[Code that draws figures]
──────────────────────────────
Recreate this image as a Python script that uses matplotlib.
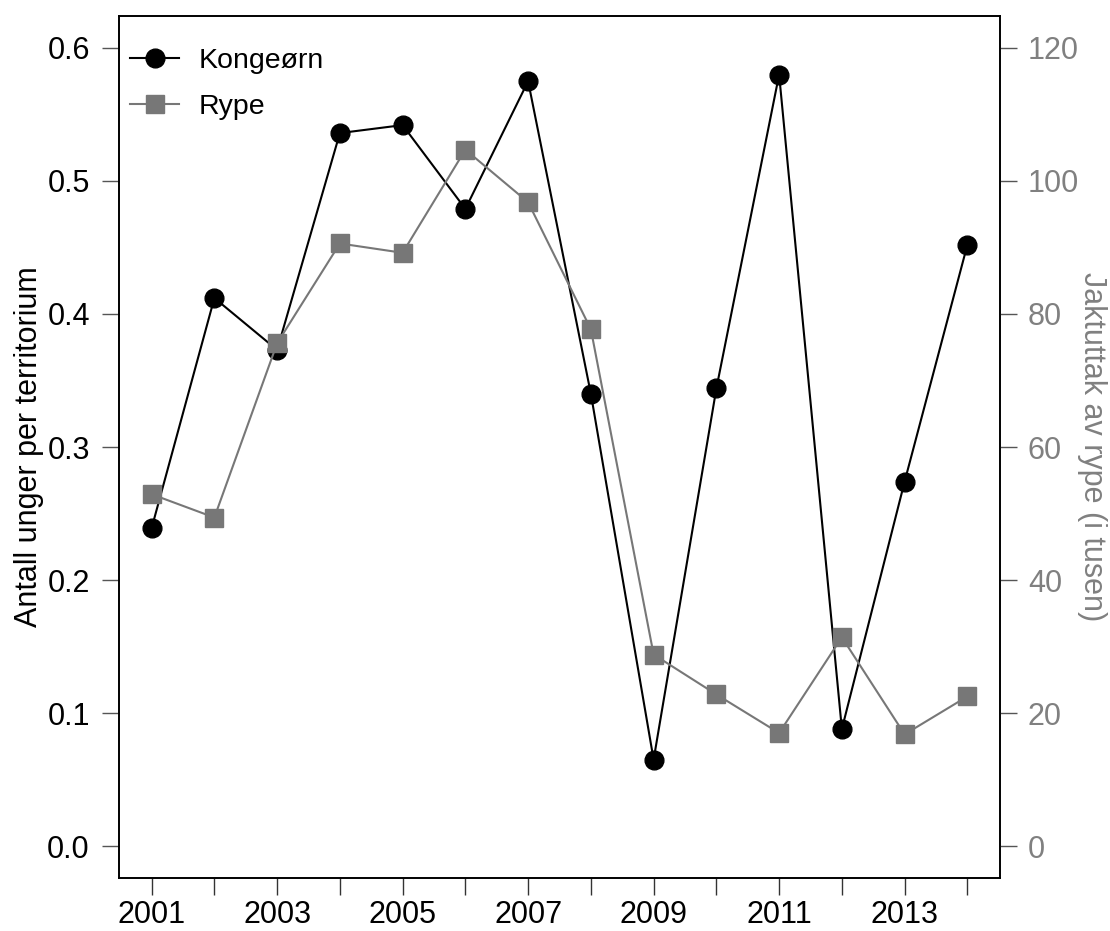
import matplotlib
matplotlib.use("Agg")
import matplotlib.pyplot as plt
from matplotlib.ticker import MultipleLocator

plt.rcParams["font.family"] = ["Liberation Sans", "DejaVu Sans"]

years = [2001, 2002, 2003, 2004, 2005, 2006, 2007, 2008, 2009, 2010, 2011, 2012, 2013, 2014]
kongeorn = [0.239, 0.412, 0.373, 0.536, 0.542, 0.479, 0.575, 0.340, 0.065, 0.344, 0.580, 0.088, 0.274, 0.452]
rype = [52.9, 49.4, 75.6, 90.6, 89.2, 104.7, 96.8, 77.7, 28.8, 22.8, 17.0, 31.4, 16.8, 22.5]

BLACK, GREY, TXTGREY = "black", "#777777", "#808080"

fig = plt.figure(figsize=(11.10, 9.31), dpi=100)
ax = fig.add_axes([0.1072, 0.0569, 0.7937, 0.9259])
ax2 = ax.twinx()

l1, = ax.plot(years, kongeorn, color=BLACK, lw=1.5, marker="o", ms=13.5, mfc=BLACK, mec=BLACK)
l2, = ax2.plot(years, rype, color=GREY, lw=1.5, marker="s", ms=13.5, mfc=GREY, mec=GREY)

# R-style 4% padding
ax.set_xlim(2000.48, 2014.52)
ax.set_ylim(-0.024, 0.624)
ax2.set_ylim(-4.8, 124.8)

ax.set_xticks(years)
ax.set_xticklabels([str(y) if y % 2 == 1 else "" for y in years])
ax.yaxis.set_major_locator(MultipleLocator(0.1))
ax.yaxis.set_major_formatter(matplotlib.ticker.FormatStrFormatter("%.1f"))
ax2.set_yticks([0, 20, 40, 60, 80, 100, 120])

ax.tick_params(axis="x", length=12, width=1, pad=4, labelsize=22, color="#333333")
ax.tick_params(axis="y", length=12, width=1, pad=9, labelsize=22, color="#555555")
ax2.tick_params(axis="y", length=12, width=1, pad=8, labelsize=22, color="#555555",
                labelcolor=TXTGREY)

for a in (ax, ax2):
    for s in a.spines.values():
        s.set_linewidth(1.2)
        s.set_color("black")

ax.set_ylabel("Antall unger per territorium", fontsize=22, labelpad=2)
ax2.set_ylabel("Jaktuttak av rype (i tusen)", fontsize=22, color=TXTGREY,
               rotation=270, labelpad=20)

ax2.legend([l1, l2], ["Kongeørn", "Rype"], loc="upper left", frameon=False,
           fontsize=20.5, handlelength=1.7, handletextpad=0.7, labelspacing=0.7,
           borderaxespad=0.0, bbox_to_anchor=(0.0, 0.976))

fig.savefig("out.png", dpi=100)
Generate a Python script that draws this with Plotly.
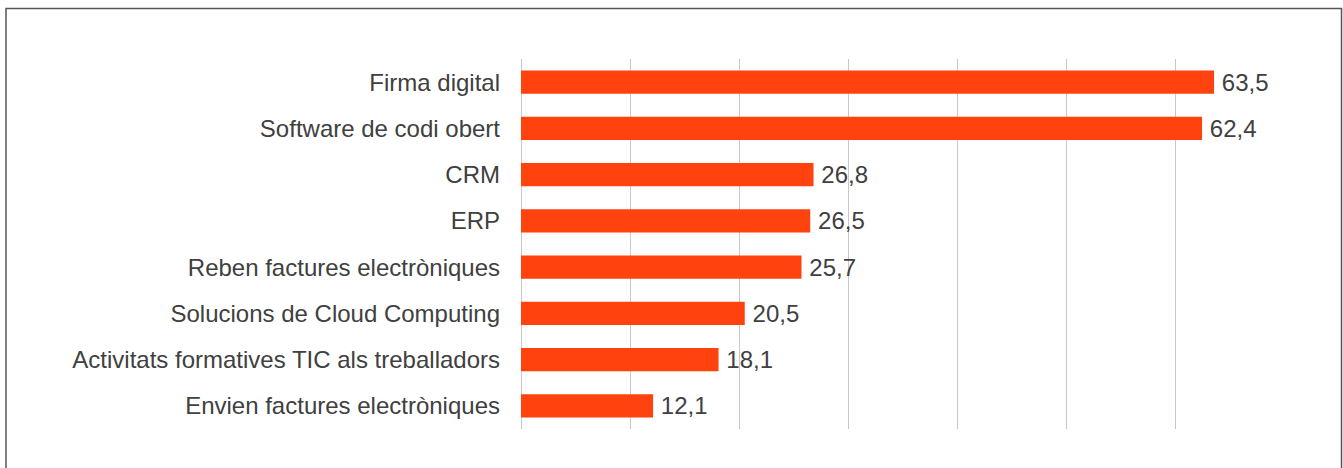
import plotly.graph_objects as go

categories = [
    "Firma digital",
    "Software de codi obert",
    "CRM",
    "ERP",
    "Reben factures electròniques",
    "Solucions de Cloud Computing",
    "Activitats formatives TIC als treballadors",
    "Envien factures electròniques",
]
values = [63.5, 62.4, 26.8, 26.5, 25.7, 20.5, 18.1, 12.1]

W, H = 1343, 468
L, R, T, B = 521, 1285, 59, 429

fig = go.Figure(go.Bar(
    x=values, y=categories, orientation="h",
    marker=dict(color="#FF420E", line=dict(width=0)),
    width=0.5,
    texttemplate="\u2009%{x:.1f}", textposition="outside",
    constraintext="none",
    textfont=dict(size=24, color="#404040", family="Liberation Sans"),
    cliponaxis=False,
))

def px(p):
    return (p - L) / (R - L)

def py(p):
    return (B - p) / (B - T)

fig.update_layout(
    width=W, height=H,
    margin=dict(l=L, r=W - R, t=T, b=H - B),
    paper_bgcolor="white", plot_bgcolor="white",
    separators=",.",
    showlegend=False,
    font=dict(family="Liberation Sans", size=24, color="#404040"),
    xaxis=dict(range=[0, 70], dtick=10, showgrid=True, gridcolor="#c8c8c8", gridwidth=1,
               showticklabels=False, zeroline=True, zerolinecolor="#c8c8c8", zerolinewidth=1,
               showline=False, fixedrange=True),
    yaxis=dict(autorange="reversed", showgrid=False, ticks="", ticklabelstandoff=20,
               tickfont=dict(size=24, color="#404040"), showline=False, fixedrange=True),
    shapes=[dict(type="rect", xref="paper", yref="paper",
                 x0=px(6), x1=px(1341.5), y0=py(H + 20), y1=py(8.5),
                 line=dict(color="#555555", width=1.5), layer="below")],
)

fig.write_html("out.html", config={"displayModeBar": False},
               post_script="document.body.style.margin='0px';document.body.style.overflow='hidden';")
──────────────────────────────
DIRECTIVE>
Begin at the first line of the entries above and return each line exactly, stopping after the line that contains "BLACK, GREY, TXTGREY". Pictures do not belong in the copy.

EXERCISE RESULT>
Recreate this image as a Python script that uses matplotlib.
import matplotlib
matplotlib.use("Agg")
import matplotlib.pyplot as plt
from matplotlib.ticker import MultipleLocator

plt.rcParams["font.family"] = ["Liberation Sans", "DejaVu Sans"]

years = [2001, 2002, 2003, 2004, 2005, 2006, 2007, 2008, 2009, 2010, 2011, 2012, 2013, 2014]
kongeorn = [0.239, 0.412, 0.373, 0.536, 0.542, 0.479, 0.575, 0.340, 0.065, 0.344, 0.580, 0.088, 0.274, 0.452]
rype = [52.9, 49.4, 75.6, 90.6, 89.2, 104.7, 96.8, 77.7, 28.8, 22.8, 17.0, 31.4, 16.8, 22.5]

BLACK, GREY, TXTGREY = "black", "#777777", "#808080"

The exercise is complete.